**RECORDED INFORMATION**
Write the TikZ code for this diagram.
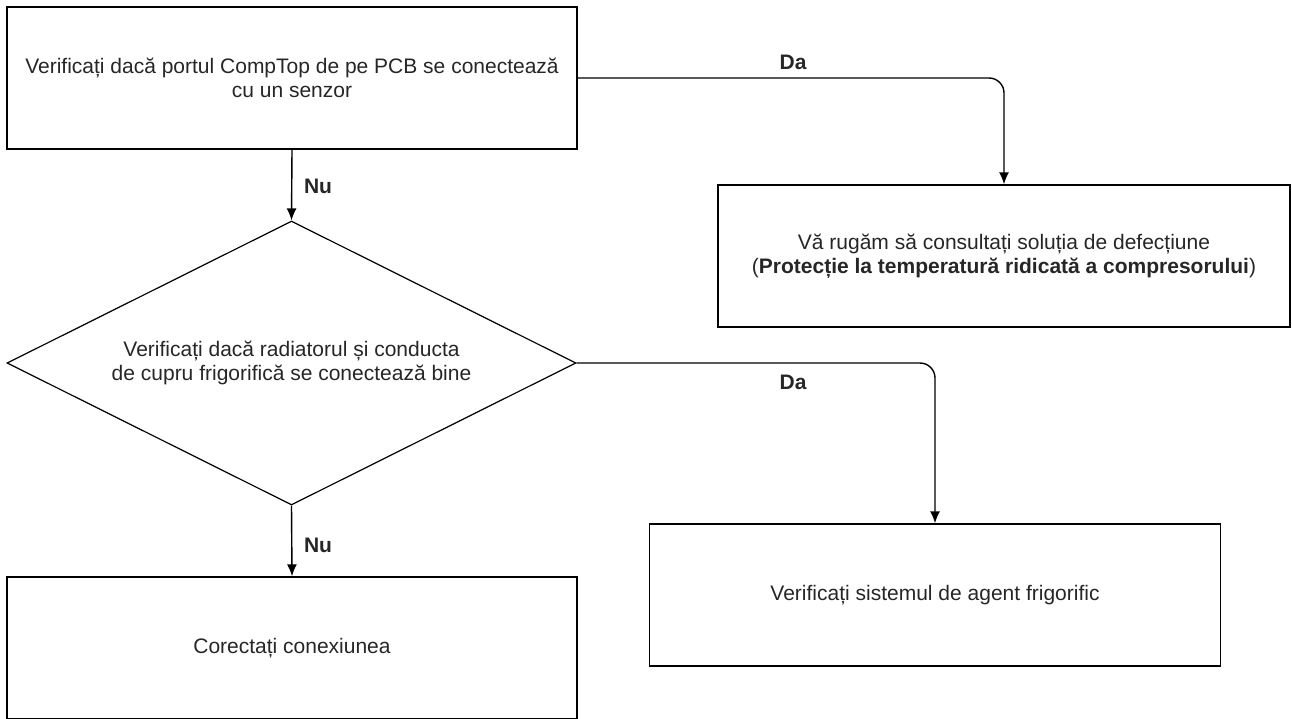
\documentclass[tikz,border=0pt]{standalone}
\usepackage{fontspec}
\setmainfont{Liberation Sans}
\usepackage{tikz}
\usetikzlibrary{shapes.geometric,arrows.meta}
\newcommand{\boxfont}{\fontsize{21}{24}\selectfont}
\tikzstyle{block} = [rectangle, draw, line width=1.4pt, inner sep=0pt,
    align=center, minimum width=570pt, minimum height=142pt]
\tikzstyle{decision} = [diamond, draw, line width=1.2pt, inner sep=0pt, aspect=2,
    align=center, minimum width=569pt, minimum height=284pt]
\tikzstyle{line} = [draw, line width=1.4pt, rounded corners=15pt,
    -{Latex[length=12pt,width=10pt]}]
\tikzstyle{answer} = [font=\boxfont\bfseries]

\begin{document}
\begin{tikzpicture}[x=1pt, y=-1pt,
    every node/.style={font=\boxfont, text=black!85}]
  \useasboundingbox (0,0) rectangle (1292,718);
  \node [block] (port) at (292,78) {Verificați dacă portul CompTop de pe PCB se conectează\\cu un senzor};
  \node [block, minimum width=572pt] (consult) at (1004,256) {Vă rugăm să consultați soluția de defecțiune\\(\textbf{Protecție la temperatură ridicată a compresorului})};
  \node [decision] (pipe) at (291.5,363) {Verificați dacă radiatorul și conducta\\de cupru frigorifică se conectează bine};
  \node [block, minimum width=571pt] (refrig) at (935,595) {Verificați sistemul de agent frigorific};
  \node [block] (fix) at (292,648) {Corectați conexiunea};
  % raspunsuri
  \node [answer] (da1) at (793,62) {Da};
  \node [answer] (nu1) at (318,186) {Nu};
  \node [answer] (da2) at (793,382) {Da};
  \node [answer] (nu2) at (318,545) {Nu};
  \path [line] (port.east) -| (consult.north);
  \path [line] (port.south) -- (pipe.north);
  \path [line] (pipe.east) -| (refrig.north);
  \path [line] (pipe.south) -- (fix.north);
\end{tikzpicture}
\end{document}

**DESCRIPTION OF THE TASK**
Output a faithful copy of the data, with each picture left out.

**RESPONSE BELOW**
Write the TikZ code for this diagram.
\documentclass[tikz,border=0pt]{standalone}
\usepackage{fontspec}
\setmainfont{Liberation Sans}
\usepackage{tikz}
\usetikzlibrary{shapes.geometric,arrows.meta}
\newcommand{\boxfont}{\fontsize{21}{24}\selectfont}
\tikzstyle{block} = [rectangle, draw, line width=1.4pt, inner sep=0pt,
    align=center, minimum width=570pt, minimum height=142pt]
\tikzstyle{decision} = [diamond, draw, line width=1.2pt, inner sep=0pt, aspect=2,
    align=center, minimum width=569pt, minimum height=284pt]
\tikzstyle{line} = [draw, line width=1.4pt, rounded corners=15pt,
    -{Latex[length=12pt,width=10pt]}]
\tikzstyle{answer} = [font=\boxfont\bfseries]

\begin{document}
\begin{tikzpicture}[x=1pt, y=-1pt,
    every node/.style={font=\boxfont, text=black!85}]
  \useasboundingbox (0,0) rectangle (1292,718);
  \node [block] (port) at (292,78) {Verificați dacă portul CompTop de pe PCB se conectează\\cu un senzor};
  \node [block, minimum width=572pt] (consult) at (1004,256) {Vă rugăm să consultați soluția de defecțiune\\(\textbf{Protecție la temperatură ridicată a compresorului})};
  \node [decision] (pipe) at (291.5,363) {Verificați dacă radiatorul și conducta\\de cupru frigorifică se conectează bine};
  \node [block, minimum width=571pt] (refrig) at (935,595) {Verificați sistemul de agent frigorific};
  \node [block] (fix) at (292,648) {Corectați conexiunea};
  % raspunsuri
  \node [answer] (da1) at (793,62) {Da};
  \node [answer] (nu1) at (318,186) {Nu};
  \node [answer] (da2) at (793,382) {Da};
  \node [answer] (nu2) at (318,545) {Nu};
  \path [line] (port.east) -| (consult.north);
  \path [line] (port.south) -- (pipe.north);
  \path [line] (pipe.east) -| (refrig.north);
  \path [line] (pipe.south) -- (fix.north);
\end{tikzpicture}
\end{document}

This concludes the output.